Saling Cinta dan Lanjut Menikah
Pernah tahu istilah:
“Beberapa orang memang ditakdirkan hanya menetap di hatimu, tapi tidak dalam hidupmu”
Ya, barangkali epigram itu bisa merepresentasikan tentang sesak cinta yang tak bisa lanjut ke jenjang menikah.
Lalu, apa kabar dengan yang tidak beruntung satunya? Menikah dengan yang tak dicintainya. Tentu aku tak bisa se-ringan mungkin; membabat habis; memukul rata dengan menjawab pertanyaan itu dari sudut pandang agama, semacam “Ya tetap sabar, dan bersyukur, tuhan tahu yang terbaik.” Tapi jika pernyataan itu membuatmu lega dan berserah diri pada-Nya, maka kuucapkan ‘Alhamdulillah’. Jika tidak, maka kau harus tahu bahwa ‘cinta’ bukanlah satu-satunya faktor untuk ‘menikah’

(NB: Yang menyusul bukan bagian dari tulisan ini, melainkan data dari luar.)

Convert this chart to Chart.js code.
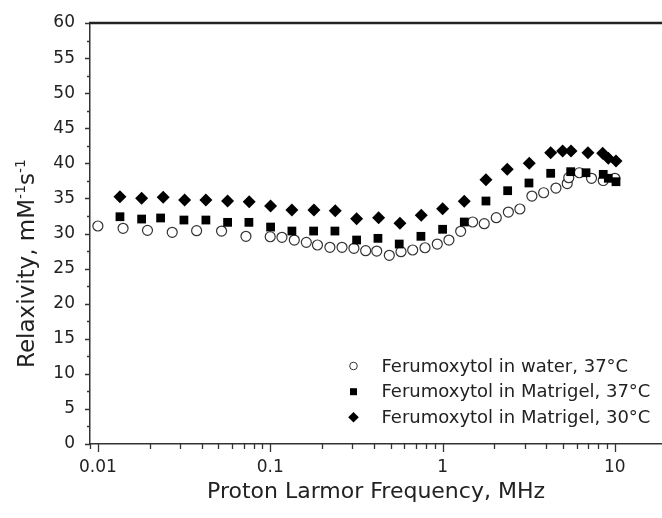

Bahkan ada pula yang beranggapan bahwa menikah tak ada kena mengena-nya dengan cinta.
“Kelak saat sudah nikah, remaja-remaji seperti kalian ini akan sadar kalau menikah itu tak perlu cinta. Hal-hal yang dilakukan setelah menikah itu tidak tentang ‘sama-sama nyaman’ atau melakukan ‘deeptalk’ dengan syarat harus ‘sefrekuensi’. Tapi tentang token listrik berkedip siapa yang isi, keran di kamar mandi sudah dimatikan apa belum, siapa yang bertugas mengganti popok dedek bayi, dan seputarnya.”
Kendati demikian, jika dikatakan apakah keinginan ‘saling mencintai lalu lanjut menikah’ adalah hal yang muluk-muluk, kurasa tidak juga. Tapi bagi siapapun yang dapat melakukan itu, mungkin mereka adalah pasangan yang beruntung, beruntung mendapatkan kepuasaan hati.
Ceracau perihal menikah dan mencintai, tak lengkap bila tak kuselipkan kutipan yang melegenda sejagat nyata dan maya dari Sujiwo Tejo.
“Menikah itu nasib, mencintai itu takdir. Kamu bisa berencana menikahi siapa, tapi tak dapat kau rencanakan cintamu untuk siapa”
Sujiwo Tejo
Di sini aku tak bermaksud untuk menjelma menjadi mimpi buruk bagi para pasangan yang kerap diliputi sensasi kupu-kupu dalam perutnya. Tapi sekadar sebagai pengingat, bahwa ‘fakta di lapangan’ tak seindah novel roman.
Saling mencintai dan dengan siapa kau akan menikah itu bisa jadi hal yang tak sehaluan. Jika pun sehaluan, maka syukur Alhamdulillah.
Jika tidak, mungkin tuhan sedang menunjukkan Ke-Mahatahu-anNya dengan memberikanmu seseorang yang kamu butuhkan.
“Boleh jadi kamu membenci sesuatu, padahal ia amat baik bagimu, dan boleh jadi (pula) kamu menyukai sesuatu, padahal ia amat buruk bagimu. Allah mengetahui, sedang kamu tidak mengetahui.”